(original) (raw)

On 20 April 2016 at 13:16, Stephen J. Turnbull <stephen@xemacs.org> wrote:

It's people who live in monolingual mono-encoding environments who
will be using bytes successfully, and be resistent to costly changes
that don't make their lives better. But the bytes vs. text cost is
inherent in using pathlib, so polymorphism doesn't help promote
pathlib. It might help promote use of os.scandir in bytes-oriented
code, though I don't see that as a huge effect nor more than mildly
desirable.

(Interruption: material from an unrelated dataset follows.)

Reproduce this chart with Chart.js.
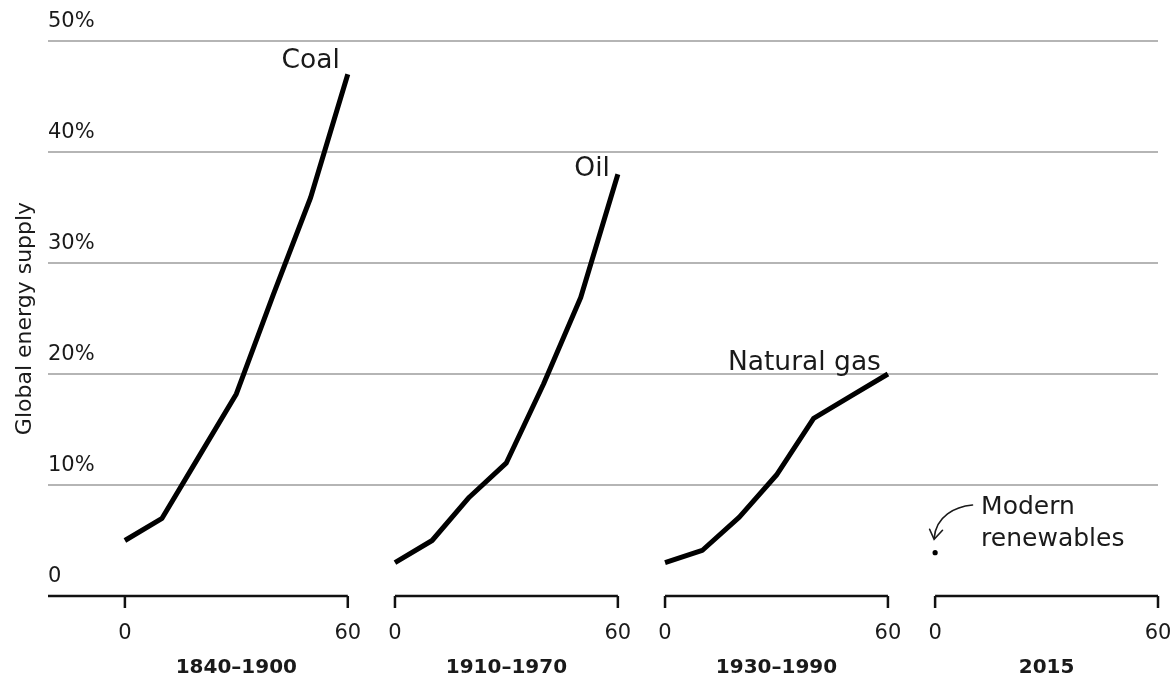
<!DOCTYPE html>
<html>
<head>
<meta charset="utf-8">
<script src="https://cdn.jsdelivr.net/npm/chart.js@4/dist/chart.umd.min.js"></script>
<style>
  html, body { margin: 0; padding: 0; background: #fff; }
  #wrap { width: 1174px; height: 675px; position: relative; }
</style>
</head>
<body>
<div id="wrap"><canvas id="myGraph"></canvas></div>
<script>
// years since the fuel reached ~3-5% of supply
var years = [0, 10, 20, 30, 40, 50, 60];
var coal = [5.0, 7.0, 12.6, 18.2, 27.2, 35.9, 47.0];
var oil = [3.0, 5.0, 8.9, 12.0, 19.1, 26.9, 38.0];
var gas = [3.0, 4.1, 7.1, 10.9, 16.0, 18.0, 20.0];
var renewYears = [0];
var renewables = [3.9];

var seriesNames = ['Coal', 'Oil', 'Natural gas'];
var periods = ['1840\u20131900', '1910\u20131970', '1930\u20131990', '2015'];
var xTicks = [0, 60];
var yTicks = [0, 10, 20, 30, 40, 50];

// each panel sits on one long linear axis, shifted by panelStep
var panelStep = 72.7;
var xMin = -20.7;
var xMax = 3 * panelStep + 60;

var FONT = "'DejaVu Sans', sans-serif";
var INK = '#1a1a1a';

Chart.defaults.font.family = FONT;
Chart.defaults.color = INK;

function toPoints(xs, ys, panel) {
    return xs.map(function (x, i) {
        return { x: x + panel * panelStep, y: ys[i] };
    });
}

var tickValues = [];
for (var p = 0; p < periods.length; p++) {
    xTicks.forEach(function (t) { tickValues.push(t + p * panelStep); });
}

var lineStyle = {
    borderColor: '#000',
    backgroundColor: '#000',
    borderWidth: 5,
    pointRadius: 0,
    tension: 0,
    borderJoinStyle: 'round',
    borderCapStyle: 'butt',
    fill: false
};

var panelPlugin = {
    id: 'panels',
    afterDatasetsDraw: function (chart) {
        var ctx = chart.ctx;
        var xs = chart.scales.x;
        var ys = chart.scales.y;
        var area = chart.chartArea;
        var y0 = ys.getPixelForValue(0);

        ctx.save();
        // panel axis brackets
        ctx.strokeStyle = '#111';
        ctx.lineWidth = 2.5;
        for (var p = 0; p < periods.length; p++) {
            var a = xs.getPixelForValue(p * panelStep);
            var b = xs.getPixelForValue(p * panelStep + 60);
            var start = p === 0 ? area.left : a;
            ctx.beginPath();
            ctx.moveTo(start, y0);
            ctx.lineTo(b, y0);
            ctx.moveTo(a, y0);
            ctx.lineTo(a, y0 + 12);
            ctx.moveTo(b, y0);
            ctx.lineTo(b, y0 + 12);
            ctx.stroke();

            ctx.fillStyle = INK;
            ctx.font = 'bold 20px ' + FONT;
            ctx.textAlign = 'center';
            ctx.textBaseline = 'alphabetic';
            ctx.fillText(periods[p], (a + b) / 2, 673);
        }

        // series labels at the end of each line
        var ends = [coal, oil, gas];
        var offs = [[-8, -6.5], [-8, 1.7], [-7, -4]];
        ctx.font = '26.5px ' + FONT;
        ctx.textAlign = 'right';
        ctx.textBaseline = 'alphabetic';
        for (var i = 0; i < ends.length; i++) {
            var last = ends[i].length - 1;
            var px = xs.getPixelForValue(years[last] + i * panelStep);
            var py = ys.getPixelForValue(ends[i][last]);
            ctx.fillText(seriesNames[i], px + offs[i][0], py + offs[i][1]);
        }

        // modern renewables note and arrow
        var dx = xs.getPixelForValue(renewYears[0] + 3 * panelStep);
        var dy = ys.getPixelForValue(renewables[0]);
        ctx.font = '25px ' + FONT;
        ctx.textAlign = 'left';
        ctx.fillText('Modern', dx + 46, dy - 38.5);
        ctx.fillText('renewables', dx + 46, dy - 6.5);

        ctx.strokeStyle = INK;
        ctx.lineWidth = 1.6;
        ctx.lineCap = 'round';
        ctx.beginPath();
        ctx.moveTo(dx + 37.4, dy - 47.7);
        ctx.bezierCurveTo(dx + 20, dy - 46, dx + 1, dy - 37, dx - 1, dy - 14.5);
        ctx.stroke();
        ctx.beginPath();
        ctx.moveTo(dx - 5.5, dy - 23.5);
        ctx.lineTo(dx - 1, dy - 13.4);
        ctx.lineTo(dx + 7.4, dy - 22.4);
        ctx.stroke();
        ctx.restore();
    }
};

var ctx = document.getElementById('myGraph');
var myGraph = new Chart(ctx, {
    type: 'line',
    data: {
        datasets: [
            Object.assign({ label: seriesNames[0], data: toPoints(years, coal, 0) }, lineStyle),
            Object.assign({ label: seriesNames[1], data: toPoints(years, oil, 1) }, lineStyle),
            Object.assign({ label: seriesNames[2], data: toPoints(years, gas, 2) }, lineStyle),
            {
                label: 'Modern renewables',
                data: toPoints(renewYears, renewables, 3),
                showLine: false,
                pointRadius: 2.6,
                pointBackgroundColor: '#000',
                pointBorderWidth: 0
            }
        ]
    },
    options: {
        responsive: true,
        maintainAspectRatio: false,
        animation: false,
        layout: { padding: { left: 5.6, right: 16, top: 41, bottom: 28.8 } },
        plugins: {
            legend: { display: false },
            tooltip: { enabled: false }
        },
        scales: {
            x: {
                type: 'linear',
                min: xMin,
                max: xMax,
                afterBuildTicks: function (axis) {
                    axis.ticks = tickValues.map(function (v) { return { value: v }; });
                },
                grid: { display: false, drawTicks: true, tickLength: 25 },
                border: { display: false },
                ticks: {
                    autoSkip: false,
                    maxRotation: 0,
                    padding: 0,
                    color: INK,
                    font: { size: 21 },
                    callback: function (v, i) { return String(xTicks[i % xTicks.length]); }
                }
            },
            y: {
                min: 0,
                max: 50,
                afterBuildTicks: function (axis) {
                    axis.ticks = yTicks.map(function (v) { return { value: v }; });
                },
                grid: {
                    drawTicks: false,
                    lineWidth: 2,
                    color: function (c) { return c.tick && c.tick.value === 0 ? 'rgba(0,0,0,0)' : '#b5b5b5'; }
                },
                border: { display: false },
                ticks: {
                    mirror: true,
                    padding: 0,
                    labelOffset: -19,
                    color: INK,
                    font: { size: 21 },
                    callback: function (v) { return v === 0 ? '0' : v + '%'; }
                },
                title: {
                    display: true,
                    text: 'Global energy supply',
                    color: INK,
                    font: { size: 22 },
                    padding: { top: 6, bottom: 10 }
                }
            }
        }
    },
    plugins: [panelPlugin]
});
</script>
</body>
</html>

Is it?

Some of us are also interested in optimised network service development use cases where UTF-8 already rules the world \[1\]. It's a vastly different domain from desktop computing, and different even from traditional stateful servers where the same instance may be kept running for years.

When "absolutely everything is UTF-8, and your system boundaries are policed accordingly" is a valid assumption, then writing bytes level network code is a far more viable option than when you're writing software to give to other people to run in arbitrary environments (that's how Go is able to get away with its "all system boundaries use UTF-8" approach - if you're not prepared to meet that precondition, you don't choose to use Go in the first place).

I think this is also why we're talking past each other - as a default, I completely agree it makes sense to present a "str-only" API (that's where my proposed fspath/\_raw\_fspath split came from). However, there really are contexts where "our text is always stored as bytes, those bytes are always UTF-8 encoded, and our software only needs to work on \*nix systems" is a reasonable approach, and those are the domains where being \*able\* to stay entirely in the binary domain is actually a desirable characteristic, rather than merely a tool for migrating from Python 2.

Cheers,

Nick.

\[1\] http://utf8everywhere.org/

Nick Coghlan | ncoghlan@gmail.com | Brisbane, Australia